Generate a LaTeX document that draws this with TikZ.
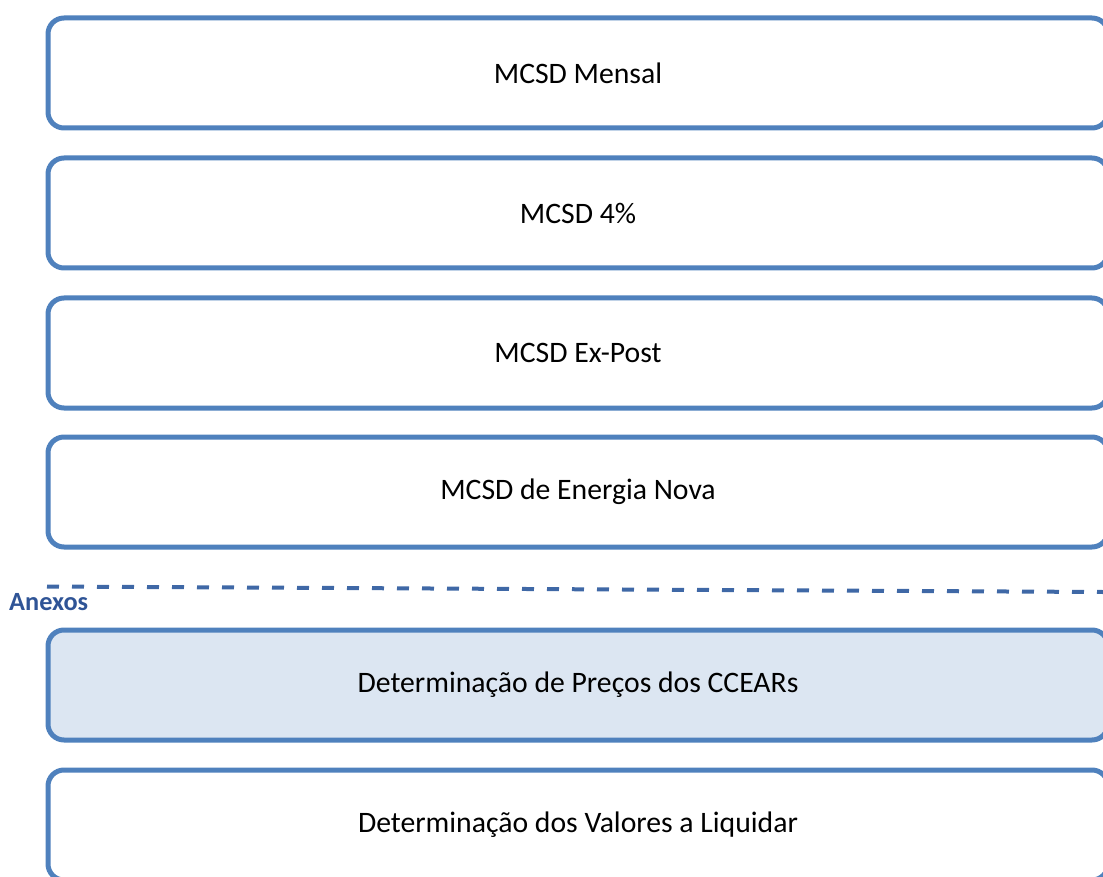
\documentclass[tikz,border=0pt]{standalone}
\usepackage{fontspec}
\setmainfont{Carlito}
\definecolor{boxline}{HTML}{4F81BD}
\definecolor{boxfill}{HTML}{DCE6F2}
\definecolor{dashcol}{HTML}{3F68A6}
\definecolor{anexcol}{HTML}{2F5496}
\begin{document}
\begin{tikzpicture}[x=1pt,y=-1pt,
  stepbox/.style={draw=boxline, line width=5pt, rounded corners=16pt, fill=white,
    minimum width=1060pt, minimum height=110pt, inner sep=0pt,
    font=\fontsize{29.7}{35}\selectfont, text=black},
  hilite/.style={fill=boxfill}]
\useasboundingbox (0,0) rectangle (1103,877);
\clip (0,0) rectangle (1103,877);
\node[stepbox] (b1) at (578,73) {MCSD Mensal};
\node[stepbox] (b2) at (578,213) {MCSD 4\%};
\node[stepbox] (b3) at (578,353) {MCSD Ex-Post};
\node[stepbox] (b4) at (578,492) {MCSD de Energia Nova};
\node[stepbox,hilite] (b5) at (578,685) {Determinação de Preços dos CCEARs};
\node[stepbox] (b6) at (578,825) {Determinação dos Valores a Liquidar};
\coordinate (dl) at (47,586.5);
\coordinate (dr) at (1103,592);
\draw[dashcol, line width=4pt, dash pattern=on 12pt off 13pt] (dl) -- (dr);
\node[anchor=west, inner sep=0pt, text=anexcol, font=\fontsize{26.3}{31}\selectfont\bfseries] (anx) at (9,602) {Anexos};
\end{tikzpicture}
\end{document}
************
◆ **Task to carry out**: Without the pictures, write out the whole listing above exactly as it appears.

◆ **Written reply**:
Generate a LaTeX document that draws this with TikZ.
\documentclass[tikz,border=0pt]{standalone}
\usepackage{fontspec}
\setmainfont{Carlito}
\definecolor{boxline}{HTML}{4F81BD}
\definecolor{boxfill}{HTML}{DCE6F2}
\definecolor{dashcol}{HTML}{3F68A6}
\definecolor{anexcol}{HTML}{2F5496}
\begin{document}
\begin{tikzpicture}[x=1pt,y=-1pt,
  stepbox/.style={draw=boxline, line width=5pt, rounded corners=16pt, fill=white,
    minimum width=1060pt, minimum height=110pt, inner sep=0pt,
    font=\fontsize{29.7}{35}\selectfont, text=black},
  hilite/.style={fill=boxfill}]
\useasboundingbox (0,0) rectangle (1103,877);
\clip (0,0) rectangle (1103,877);
\node[stepbox] (b1) at (578,73) {MCSD Mensal};
\node[stepbox] (b2) at (578,213) {MCSD 4\%};
\node[stepbox] (b3) at (578,353) {MCSD Ex-Post};
\node[stepbox] (b4) at (578,492) {MCSD de Energia Nova};
\node[stepbox,hilite] (b5) at (578,685) {Determinação de Preços dos CCEARs};
\node[stepbox] (b6) at (578,825) {Determinação dos Valores a Liquidar};
\coordinate (dl) at (47,586.5);
\coordinate (dr) at (1103,592);
\draw[dashcol, line width=4pt, dash pattern=on 12pt off 13pt] (dl) -- (dr);
\node[anchor=west, inner sep=0pt, text=anexcol, font=\fontsize{26.3}{31}\selectfont\bfseries] (anx) at (9,602) {Anexos};
\end{tikzpicture}
\end{document}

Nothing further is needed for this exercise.